Cam tavanların ötesinde: Kadın, erkek ve uyanmayan zihinler

Bu sefer eleştirimin yönü belli: Cinsiyetçi yaklaşımlar.

Yıl neredeyse 2026 olacak ama hâlâ “kadın şöyle olmalı, böyle olmamalı” diye konuşan bir grup var. Peki bu kadınlar ne yapsın? Tarzıyla, giyimiyle yargıladığınız; “çalışsın ama her işi de yapsın” diye robotlaştırdığınız kadınlar… Onlar artık akıllandı. Kendi ayakları üzerinde durmaya, toplumda ve iş yerlerinde görünmez cam tavanlara çarpmadan yükselmeye, emeklerinin karşılığını almaya çalışıyorlar.

Elbette hemen ardından gelecek o klasik cümle:

“E ama bazı kadınlar da şöyle yapıyor, böyle davranıyor…”
On parmağınızın hangisi birbirine aynı ki kadınlar da birbirinin kopyası olsun? Ayrıca o “bazı kadınlar” da emin olun, evlerindeki baba, abi ya da “el alem ne der” baskısının gölgesinde yaşıyor.

Gelelim erkeklere…

Biraz esprili olacak ama Seda ablamızın dediği gibi: “Nefret ederim uyuyan adamdan.”
Zaten önceki yazımda da söylemiştim: Uyuyup uyanarak yaşamayı, yaşam mı sanıyorsunuz? İşte tam da buradayız. “Anasının kuzusu, babasının paşası” erkekler aman yorulmasın, incinmesin, tırnağı kırılmasın! Hâlâ bu zihniyetin içindeyiz.
Kısa yoldan gelir elde etme çabası, ortamlarda boy gösterme merakı, “erkekliğin şanındandır ” diyen modern zaman cacıkları…
Ne yazık ki tablo bu.

Daha neler yazılır fakat

“Toplumda kadın olmak malumunuz sıkıntılı bir de el alem ne der yazdıklarıma? “
(Ne yazık ki ataerkinin kuralları beni bağlamıyor, ben buraya yazarken sizde ağlayarak günlüğünüze yazabilirsiniz ataerkil düşünceye sahip prenses ve paşalar.)


Şunu net söyleyebilirim: Bu kadar rahat eleştirip, kelimeleri sıralayabiliyorsam; hayatın kenarında değil merkezindeyim. “Erkek işi”

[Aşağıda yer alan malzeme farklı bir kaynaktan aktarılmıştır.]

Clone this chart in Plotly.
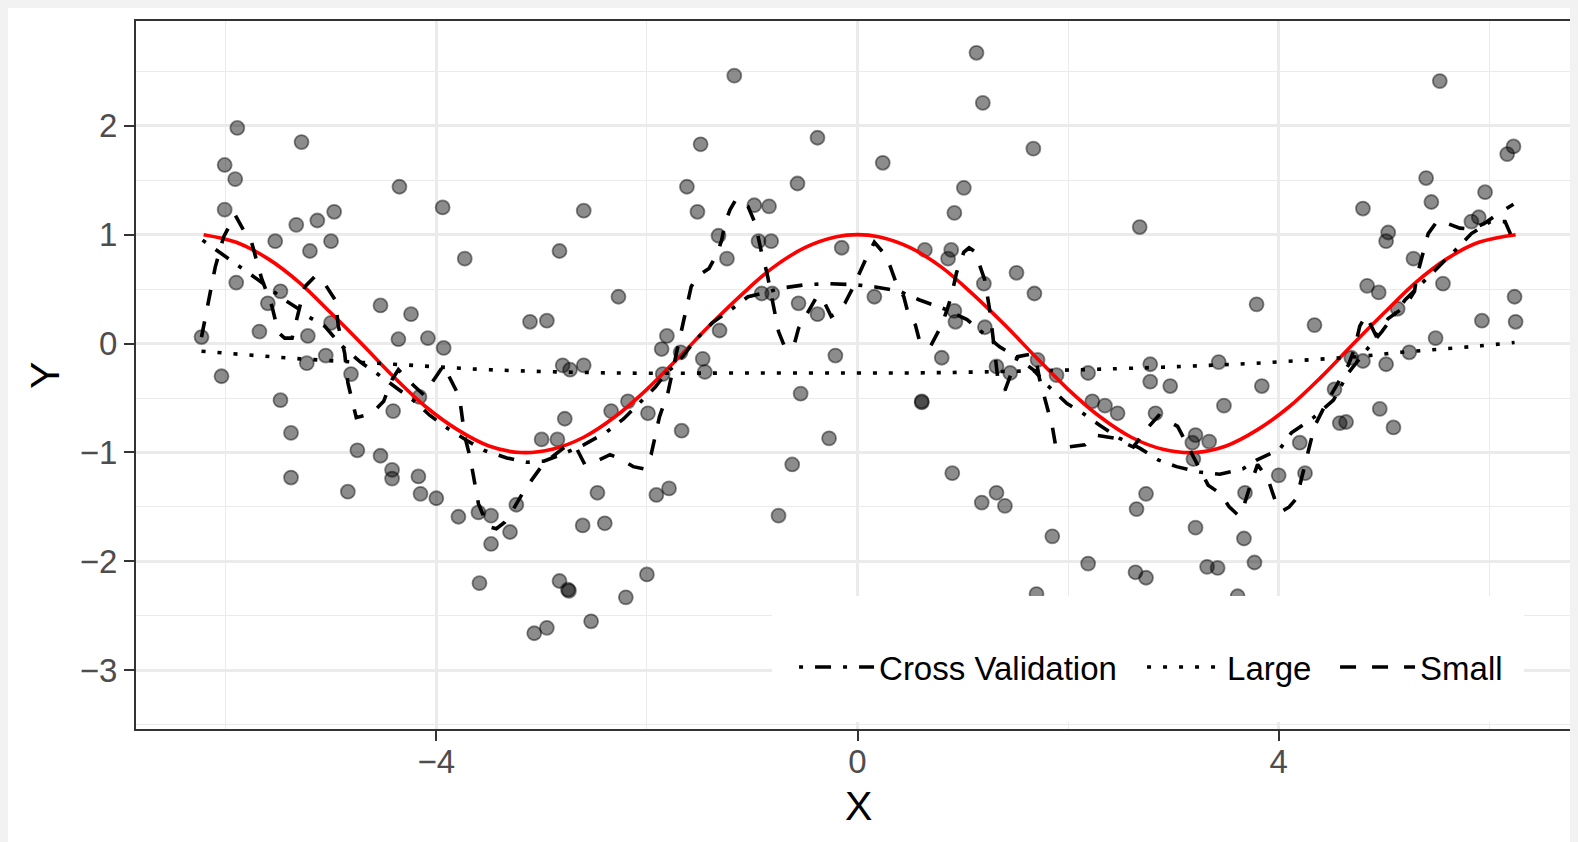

diye etiketlediğiniz işleri de yapabilecek güce, köpekler gibi çalışıp kraliçeler gibi kendimi yaşatacak iradeye sahibim. Çünkü başımı dik tutmamı, eğri yollardan bile dimdik geçmemi öğreten bir babanın muntazam yetiştirmesinden geliyorum.

Ve işte tam da bu yüzden inanıyorum:

Ataerkil düzeni değiştirecek olan şey; bir baba ile annenin çocuk yetiştirme sanatıdır.
Çünkü eşitlik, evde başlar. Uyanan ilk zihin, geleceği değiştirir.